* [EXERCISE DIRECTIONS] Copy exactly the lines from the start of the material through the line with "0.0333, 0.0226, 0.0120]". Pictures stay out of the copy.

* [RECORDS FOR THE TASK]
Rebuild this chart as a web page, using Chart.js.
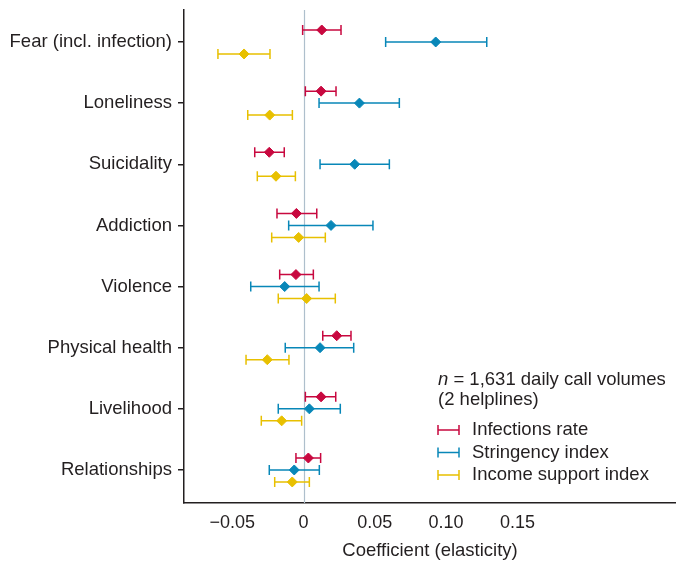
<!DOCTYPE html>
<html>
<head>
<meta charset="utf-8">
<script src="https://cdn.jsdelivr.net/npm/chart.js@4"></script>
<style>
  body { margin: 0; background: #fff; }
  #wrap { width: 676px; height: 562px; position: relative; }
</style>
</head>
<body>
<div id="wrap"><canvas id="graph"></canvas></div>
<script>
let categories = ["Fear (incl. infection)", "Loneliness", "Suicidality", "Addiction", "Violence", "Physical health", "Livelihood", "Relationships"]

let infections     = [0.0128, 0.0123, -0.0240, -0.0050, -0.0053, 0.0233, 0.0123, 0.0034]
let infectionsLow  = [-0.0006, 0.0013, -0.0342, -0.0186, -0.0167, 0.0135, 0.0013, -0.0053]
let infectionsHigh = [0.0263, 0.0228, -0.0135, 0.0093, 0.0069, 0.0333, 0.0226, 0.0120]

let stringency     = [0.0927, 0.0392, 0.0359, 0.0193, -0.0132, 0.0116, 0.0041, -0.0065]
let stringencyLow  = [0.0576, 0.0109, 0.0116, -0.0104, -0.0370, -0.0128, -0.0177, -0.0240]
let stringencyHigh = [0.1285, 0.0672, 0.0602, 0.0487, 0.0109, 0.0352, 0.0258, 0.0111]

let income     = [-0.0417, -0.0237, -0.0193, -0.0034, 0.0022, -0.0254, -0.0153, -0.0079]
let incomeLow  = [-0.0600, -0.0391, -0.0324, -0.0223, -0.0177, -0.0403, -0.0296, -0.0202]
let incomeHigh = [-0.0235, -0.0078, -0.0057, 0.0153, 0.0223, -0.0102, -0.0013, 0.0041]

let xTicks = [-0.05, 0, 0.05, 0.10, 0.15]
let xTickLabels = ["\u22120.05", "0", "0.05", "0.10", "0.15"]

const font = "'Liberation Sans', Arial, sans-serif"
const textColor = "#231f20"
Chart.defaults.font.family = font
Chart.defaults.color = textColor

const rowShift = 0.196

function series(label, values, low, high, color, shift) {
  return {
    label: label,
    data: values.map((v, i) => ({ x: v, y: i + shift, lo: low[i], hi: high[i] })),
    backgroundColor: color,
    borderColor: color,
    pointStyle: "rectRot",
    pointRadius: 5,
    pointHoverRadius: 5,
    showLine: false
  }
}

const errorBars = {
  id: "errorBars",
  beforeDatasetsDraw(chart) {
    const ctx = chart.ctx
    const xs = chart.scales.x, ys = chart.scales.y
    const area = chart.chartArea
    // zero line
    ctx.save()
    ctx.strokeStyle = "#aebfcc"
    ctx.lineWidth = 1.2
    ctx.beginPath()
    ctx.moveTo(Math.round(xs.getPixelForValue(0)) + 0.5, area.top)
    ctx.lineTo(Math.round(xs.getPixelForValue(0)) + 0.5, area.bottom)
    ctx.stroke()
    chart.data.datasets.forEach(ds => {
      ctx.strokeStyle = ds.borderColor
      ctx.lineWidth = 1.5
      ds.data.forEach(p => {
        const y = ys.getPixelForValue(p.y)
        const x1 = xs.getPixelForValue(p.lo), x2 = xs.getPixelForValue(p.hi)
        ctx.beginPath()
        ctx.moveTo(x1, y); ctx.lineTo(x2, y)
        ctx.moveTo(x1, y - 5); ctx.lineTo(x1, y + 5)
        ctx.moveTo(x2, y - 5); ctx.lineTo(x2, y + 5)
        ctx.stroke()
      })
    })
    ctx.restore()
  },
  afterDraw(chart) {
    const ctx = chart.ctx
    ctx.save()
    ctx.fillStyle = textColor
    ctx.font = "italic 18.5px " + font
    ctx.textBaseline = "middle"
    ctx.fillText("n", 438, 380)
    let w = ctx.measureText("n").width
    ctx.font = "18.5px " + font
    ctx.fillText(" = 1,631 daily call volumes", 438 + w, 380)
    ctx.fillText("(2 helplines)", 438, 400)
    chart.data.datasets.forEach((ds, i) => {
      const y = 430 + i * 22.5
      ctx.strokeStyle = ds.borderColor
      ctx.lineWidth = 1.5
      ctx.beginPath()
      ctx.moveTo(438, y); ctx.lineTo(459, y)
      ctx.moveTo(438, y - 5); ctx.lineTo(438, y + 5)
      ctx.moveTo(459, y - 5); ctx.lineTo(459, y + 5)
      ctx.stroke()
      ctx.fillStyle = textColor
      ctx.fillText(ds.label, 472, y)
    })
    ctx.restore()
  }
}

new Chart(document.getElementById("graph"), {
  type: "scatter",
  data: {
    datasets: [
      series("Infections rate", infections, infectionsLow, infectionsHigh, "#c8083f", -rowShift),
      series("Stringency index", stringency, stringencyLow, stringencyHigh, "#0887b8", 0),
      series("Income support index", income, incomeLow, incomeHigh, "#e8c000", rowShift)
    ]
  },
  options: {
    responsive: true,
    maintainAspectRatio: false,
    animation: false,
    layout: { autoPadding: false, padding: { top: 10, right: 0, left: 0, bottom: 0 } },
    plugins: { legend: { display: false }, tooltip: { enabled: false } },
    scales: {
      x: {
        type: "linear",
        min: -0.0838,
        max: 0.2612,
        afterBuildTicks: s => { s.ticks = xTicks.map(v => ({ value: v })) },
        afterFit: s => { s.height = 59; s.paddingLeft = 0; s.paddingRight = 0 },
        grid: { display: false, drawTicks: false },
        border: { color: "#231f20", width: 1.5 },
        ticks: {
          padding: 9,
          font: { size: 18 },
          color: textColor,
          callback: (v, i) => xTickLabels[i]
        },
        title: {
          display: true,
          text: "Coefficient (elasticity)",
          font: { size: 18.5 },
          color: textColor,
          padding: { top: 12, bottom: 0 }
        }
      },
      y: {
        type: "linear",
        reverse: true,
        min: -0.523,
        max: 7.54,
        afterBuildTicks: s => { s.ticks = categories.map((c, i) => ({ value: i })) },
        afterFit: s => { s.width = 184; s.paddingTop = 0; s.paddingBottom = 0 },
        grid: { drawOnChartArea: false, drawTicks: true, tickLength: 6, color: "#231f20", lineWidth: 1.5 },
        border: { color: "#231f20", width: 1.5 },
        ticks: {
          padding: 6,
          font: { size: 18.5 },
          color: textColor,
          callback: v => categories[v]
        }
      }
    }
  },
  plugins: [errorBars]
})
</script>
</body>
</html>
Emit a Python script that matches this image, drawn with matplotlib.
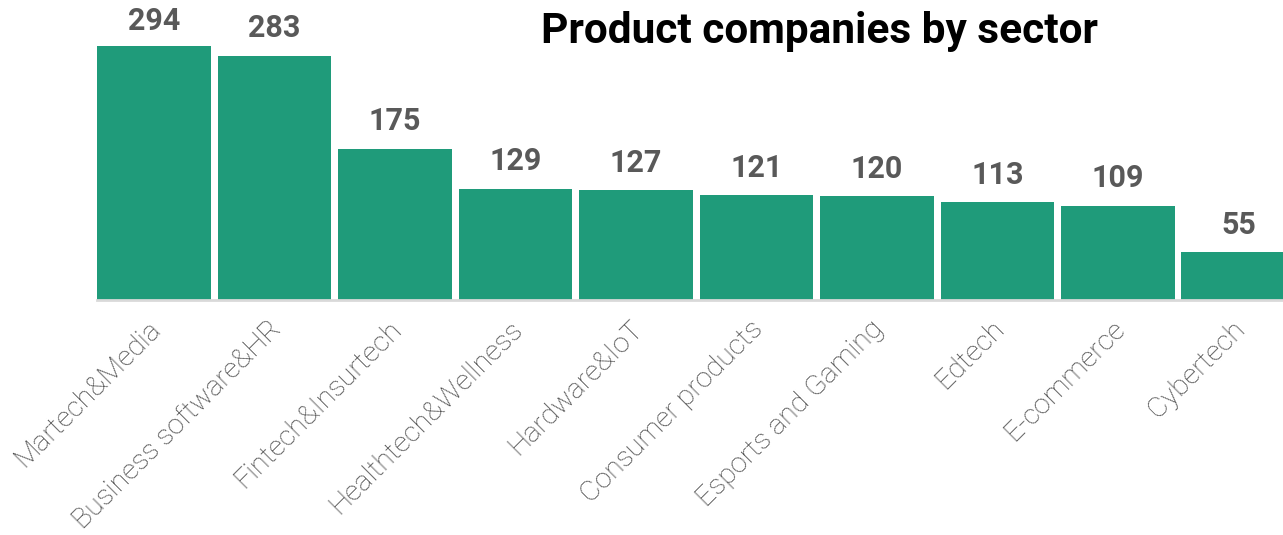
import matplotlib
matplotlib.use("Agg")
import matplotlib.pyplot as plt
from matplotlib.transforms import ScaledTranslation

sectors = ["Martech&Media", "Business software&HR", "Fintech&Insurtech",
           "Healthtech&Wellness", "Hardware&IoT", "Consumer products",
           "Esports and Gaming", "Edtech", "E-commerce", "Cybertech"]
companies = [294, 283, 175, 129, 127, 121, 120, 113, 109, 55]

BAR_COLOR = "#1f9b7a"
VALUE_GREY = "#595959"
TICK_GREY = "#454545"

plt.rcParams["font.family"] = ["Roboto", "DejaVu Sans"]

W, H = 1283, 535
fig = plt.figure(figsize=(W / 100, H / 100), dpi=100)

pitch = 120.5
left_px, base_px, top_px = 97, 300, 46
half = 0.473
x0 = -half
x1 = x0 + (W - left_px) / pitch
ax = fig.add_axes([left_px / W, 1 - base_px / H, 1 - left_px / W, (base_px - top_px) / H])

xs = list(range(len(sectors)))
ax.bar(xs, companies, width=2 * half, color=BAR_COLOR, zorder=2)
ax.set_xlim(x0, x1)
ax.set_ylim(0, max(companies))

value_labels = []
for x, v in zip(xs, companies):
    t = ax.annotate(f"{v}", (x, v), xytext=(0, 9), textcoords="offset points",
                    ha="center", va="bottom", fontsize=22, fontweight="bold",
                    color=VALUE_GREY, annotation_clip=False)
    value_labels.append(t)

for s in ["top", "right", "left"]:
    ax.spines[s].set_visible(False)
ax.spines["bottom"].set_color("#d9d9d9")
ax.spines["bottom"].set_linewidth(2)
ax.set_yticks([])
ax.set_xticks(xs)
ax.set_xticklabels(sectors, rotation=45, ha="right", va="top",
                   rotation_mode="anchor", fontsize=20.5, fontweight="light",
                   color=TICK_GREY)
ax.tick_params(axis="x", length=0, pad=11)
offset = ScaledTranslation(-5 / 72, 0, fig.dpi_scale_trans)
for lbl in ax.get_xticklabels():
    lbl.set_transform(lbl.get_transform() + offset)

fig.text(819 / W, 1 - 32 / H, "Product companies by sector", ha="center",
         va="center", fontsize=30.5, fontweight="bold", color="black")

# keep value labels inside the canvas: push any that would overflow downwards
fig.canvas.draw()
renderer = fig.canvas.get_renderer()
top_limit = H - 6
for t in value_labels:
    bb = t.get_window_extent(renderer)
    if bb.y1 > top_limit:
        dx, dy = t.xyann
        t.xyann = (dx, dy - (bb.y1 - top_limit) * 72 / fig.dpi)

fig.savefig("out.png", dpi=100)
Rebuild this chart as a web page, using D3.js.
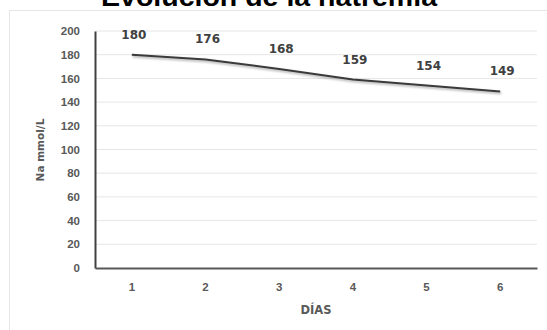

* [FINISHED ANSWER]
Rebuild this chart as a web page, using Chart.js.
<!DOCTYPE html>
<html>
<head>
<meta charset="utf-8">
<script src="https://cdn.jsdelivr.net/npm/chart.js@4"></script>
<style>
  body { margin: 0; background: #fff; }
  #wrap { width: 676px; height: 562px; position: relative; }
</style>
</head>
<body>
<div id="wrap"><canvas id="graph"></canvas></div>
<script>
let categories = ["Fear (incl. infection)", "Loneliness", "Suicidality", "Addiction", "Violence", "Physical health", "Livelihood", "Relationships"]

let infections     = [0.0128, 0.0123, -0.0240, -0.0050, -0.0053, 0.0233, 0.0123, 0.0034]
let infectionsLow  = [-0.0006, 0.0013, -0.0342, -0.0186, -0.0167, 0.0135, 0.0013, -0.0053]
let infectionsHigh = [0.0263, 0.0228, -0.0135, 0.0093, 0.0069, 0.0333, 0.0226, 0.0120]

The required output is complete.